Take the lines from the top down to and including the one with "const arrowTipX = x(193.9), arrowY" and repeat them exactly. Omit images.

▬▬▬▬▬▬▬▬▬▬

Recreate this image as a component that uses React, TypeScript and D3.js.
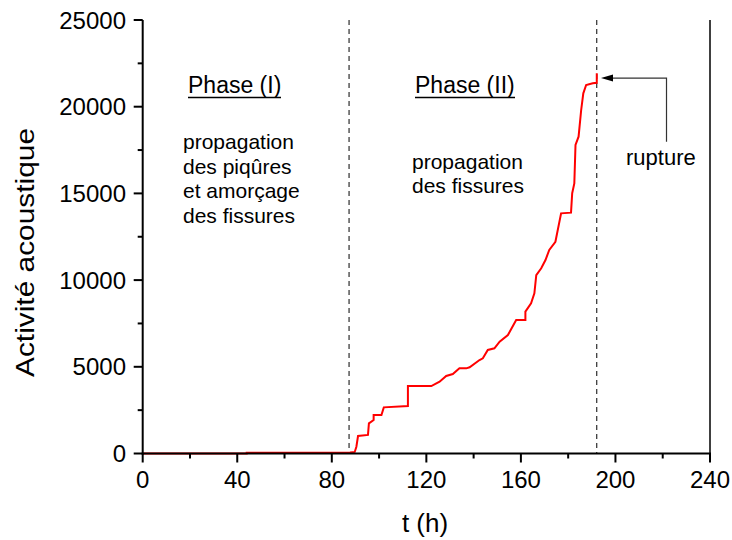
import React from "react";
import * as d3 from "d3";

const times = [0, 44, 44, 87.7, 89.7, 90.4, 91.1, 95.3, 95.7, 97.7, 97.7, 101, 102, 112.2, 112.2, 122.1, 125.6, 128.4, 131.2, 134, 136.9, 138.3, 142.5, 143.9, 146, 148.8, 151, 154.5, 158, 161.9, 161.9, 164.3, 165.7, 166.5, 168.6, 170.4, 172, 174.6, 177, 181.2, 181.7, 182.6, 183.1, 184.4, 185.5, 186.4, 187.6, 190.4, 192.1, 192.1];
const values = [0, 0, 40, 60, 90, 390, 1010, 1070, 1740, 1930, 2220, 2220, 2660, 2740, 3890, 3890, 4140, 4470, 4580, 4910, 4910, 4970, 5390, 5490, 5970, 6070, 6450, 6830, 7700, 7700, 8180, 8660, 9240, 10290, 10680, 11160, 11740, 12210, 13850, 13890, 15010, 15580, 17790, 18270, 19810, 20770, 21250, 21350, 21380, 21930];
const xMajorTicks = [0, 40, 80, 120, 160, 200, 240];
const yMajorTicks = [0, 5000, 10000, 15000, 20000, 25000];
const phaseLines = [87.3, 192.1];
const phase1Lines = ["propagation", "des piqûres", "et amorçage", "des fissures"];
const phase2Lines = ["propagation", "des fissures"];

const W = 732, H = 540;
const FONT = "'Liberation Sans', Arial, sans-serif";

export default function App() {
  const x = d3.scaleLinear().domain([0, 240]).range([142.7, 710]);
  const y = d3.scaleLinear().domain([0, 25000]).range([453.5, 20]);
  const pts: [number, number][] = times.map((t, i) => [t, values[i]]);
  const line = d3.line<[number, number]>().x(d => x(d[0])).y(d => y(d[1]));
  const xMinor = d3.range(20, 240, 40);
  const yMinor = d3.range(2500, 25000, 5000);
  const x0 = x(0), y0 = y(0), xR = x(240), yT = y(25000);

  const arrowTipX = x(193.9), arrowY = y(21650), arrowCornerX = x(221.6), arrowBottomY = y(17980);

  return (
    <svg width={W} height={H} style={{ position: "absolute", left: 0, top: 0, background: "#fff" }} fontFamily={FONT}>
      <rect width={W} height={H} fill="#fff" />
      {/* phase dashed lines */}
      {phaseLines.map((t, i) => (
        <line key={i} x1={x(t)} x2={x(t)} y1={yT} y2={y0} stroke="#000" strokeWidth={1} strokeDasharray="5,4" />
      ))}
      {/* data */}
      <path d={line(pts) || ""} fill="none" stroke="#ff0000" strokeWidth={2} />
      {/* axes */}
      <line x1={x0} x2={x0} y1={yT} y2={y0 + 1} stroke="#000" strokeWidth={2} />
      <line x1={x0 - 1} x2={xR + 1} y1={y0} y2={y0} stroke="#000" strokeWidth={2} />
      <line x1={xR} x2={xR} y1={yT} y2={y0} stroke="#000" strokeWidth={1.5} />
      {xMajorTicks.map(t => (
        <g key={"xt" + t}>
          <line x1={x(t)} x2={x(t)} y1={y0} y2={y0 + 9} stroke="#000" strokeWidth={2} />
          <text x={x(t)} y={488} fontSize={24} textAnchor="middle" fill="#000">{t}</text>
        </g>
      ))}
      {xMinor.map(t => (
        <line key={"xm" + t} x1={x(t)} x2={x(t)} y1={y0} y2={y0 + 5} stroke="#000" strokeWidth={2} />
      ))}
      {yMajorTicks.map(v => (
        <g key={"yt" + v}>
          <line x1={x0 - 9} x2={x0} y1={y(v)} y2={y(v)} stroke="#000" strokeWidth={2} />
          <text x={126} y={y(v) + 8.5} fontSize={24} textAnchor="end" fill="#000">{v}</text>
        </g>
      ))}
      {yMinor.map(v => (
        <line key={"ym" + v} x1={x0 - 5} x2={x0} y1={y(v)} y2={y(v)} stroke="#000" strokeWidth={2} />
      ))}
      {/* axis titles */}
      <text x={425} y={532} fontSize={26} textAnchor="middle" fill="#000">t (h)</text>
      <text transform={`translate(34,252.5) rotate(-90)`} fontSize={25} textAnchor="middle" fill="#000"
        textLength={249} lengthAdjust="spacingAndGlyphs">Activité acoustique</text>
      {/* annotations */}
      <text x={188} y={93.3} fontSize={23} fill="#000">Phase (I)</text>
      <line x1={188} x2={281} y1={97.5} y2={97.5} stroke="#000" strokeWidth={1.6} />
      {phase1Lines.map((s, i) => (
        <text key={"p1" + i} x={183} y={149 + i * 24.7} fontSize={21} fill="#000">{s}</text>
      ))}
      <text x={415} y={93.3} fontSize={23} fill="#000">Phase (II)</text>
      <line x1={415} x2={515} y1={97.5} y2={97.5} stroke="#000" strokeWidth={1.6} />
      {phase2Lines.map((s, i) => (
        <text key={"p2" + i} x={412} y={168.5 + i * 24.7} fontSize={21} fill="#000">{s}</text>
      ))}
      <text x={626} y={164.5} fontSize={22} fill="#000">rupture</text>
      {/* arrow */}
      <polyline points={`${arrowCornerX},${arrowBottomY} ${arrowCornerX},${arrowY} ${arrowTipX + 10},${arrowY}`}
        fill="none" stroke="#333" strokeWidth={1.2} />
      <path d={`M${arrowTipX},${arrowY} L${arrowTipX + 12},${arrowY - 3.5} L${arrowTipX + 12},${arrowY + 3.5} Z`} fill="#000" />
    </svg>
  );
}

▬▬▬▬▬▬▬▬▬▬

### Expected output
Recreate this image as a component that uses React, TypeScript and D3.js.
import React from "react";
import * as d3 from "d3";

const times = [0, 44, 44, 87.7, 89.7, 90.4, 91.1, 95.3, 95.7, 97.7, 97.7, 101, 102, 112.2, 112.2, 122.1, 125.6, 128.4, 131.2, 134, 136.9, 138.3, 142.5, 143.9, 146, 148.8, 151, 154.5, 158, 161.9, 161.9, 164.3, 165.7, 166.5, 168.6, 170.4, 172, 174.6, 177, 181.2, 181.7, 182.6, 183.1, 184.4, 185.5, 186.4, 187.6, 190.4, 192.1, 192.1];
const values = [0, 0, 40, 60, 90, 390, 1010, 1070, 1740, 1930, 2220, 2220, 2660, 2740, 3890, 3890, 4140, 4470, 4580, 4910, 4910, 4970, 5390, 5490, 5970, 6070, 6450, 6830, 7700, 7700, 8180, 8660, 9240, 10290, 10680, 11160, 11740, 12210, 13850, 13890, 15010, 15580, 17790, 18270, 19810, 20770, 21250, 21350, 21380, 21930];
const xMajorTicks = [0, 40, 80, 120, 160, 200, 240];
const yMajorTicks = [0, 5000, 10000, 15000, 20000, 25000];
const phaseLines = [87.3, 192.1];
const phase1Lines = ["propagation", "des piqûres", "et amorçage", "des fissures"];
const phase2Lines = ["propagation", "des fissures"];

const W = 732, H = 540;
const FONT = "'Liberation Sans', Arial, sans-serif";

export default function App() {
  const x = d3.scaleLinear().domain([0, 240]).range([142.7, 710]);
  const y = d3.scaleLinear().domain([0, 25000]).range([453.5, 20]);
  const pts: [number, number][] = times.map((t, i) => [t, values[i]]);
  const line = d3.line<[number, number]>().x(d => x(d[0])).y(d => y(d[1]));
  const xMinor = d3.range(20, 240, 40);
  const yMinor = d3.range(2500, 25000, 5000);
  const x0 = x(0), y0 = y(0), xR = x(240), yT = y(25000);

  const arrowTipX = x(193.9), arrowY = y(21650), arrowCornerX = x(221.6), arrowBottomY = y(17980);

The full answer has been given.